379 points Sirupsen | 6 comments | | HN request time: 0s | source | bottom
1. bigbones ◴[] No.40920788[source]
Sounds like a source-unavailable version of Quickwit? https://quickwit.io/
replies(2): >>40920922 #>>40943710 #
2. pushrax ◴[] No.40920922[source]
LSM tree storage engine vs time series storage engine, similar philosophy but different use cases
replies(1): >>40923436 #
3. singhrac ◴[] No.40923436[source]
Maybe I misunderstood both products but I think neither Quickwit or Turbopuffer is either of those things intrinsically (though log structured messages are a good fit for Quickfit). I think Quickwit is essentially Lucene/Elasticsearch (i.e. sparse queries or BM25) and Turbopuffer does vector search (or dense queries) like say Faiss/Pinecone/Qdrant/Vectorize, both over object storage.
replies(1): >>40926621 #
4. pushrax ◴[] No.40926621{3}[source]
It's true that turbopuffer does vector search, though it also does BM25.

The biggest difference at a low level is that turbopuffer records have unique primary keys, and can be updated, like in a normal database. Old records that were overwritten won't be returned in searches. The LSM tree storage engine is used to achieve this. The LSM tree also enables maintenance of global indexes that can be used for efficient retrieval without any time-based filter.

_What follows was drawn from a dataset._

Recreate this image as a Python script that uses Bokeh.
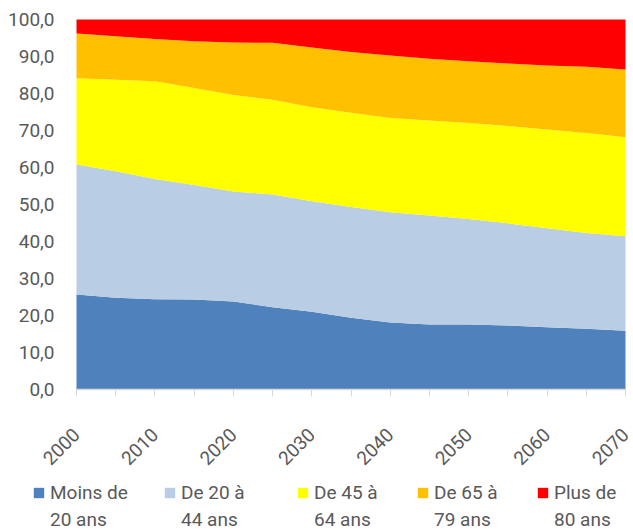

Quickwit records are immutable. You can't overwrite a record (well, you can, but overwritten records will also be returned in searches). The data files it produces are organized into a time series, and if you don't pass a time-based filter it has to look at every file.

replies(1): >>40927816 #
5. singhrac ◴[] No.40927816{4}[source]
Ah I didn’t catch that Quickwit had immutable records. That explains the focus on log usage. Thanks!
6. fulmicoton ◴[] No.40943710[source]
Quickwit is targetting logs:

    - it does not do vector search. It can rank docs using BM25, but usually people just want to sort by timestamp.
    - its does not use an SSD cache. Quickwit reads directly into the object storage.
    - it is append-only (you can't modify documents)
    - it scales really well and typically shines on the 1TB .. 100PB range
    - it has a Elastic search compatible API.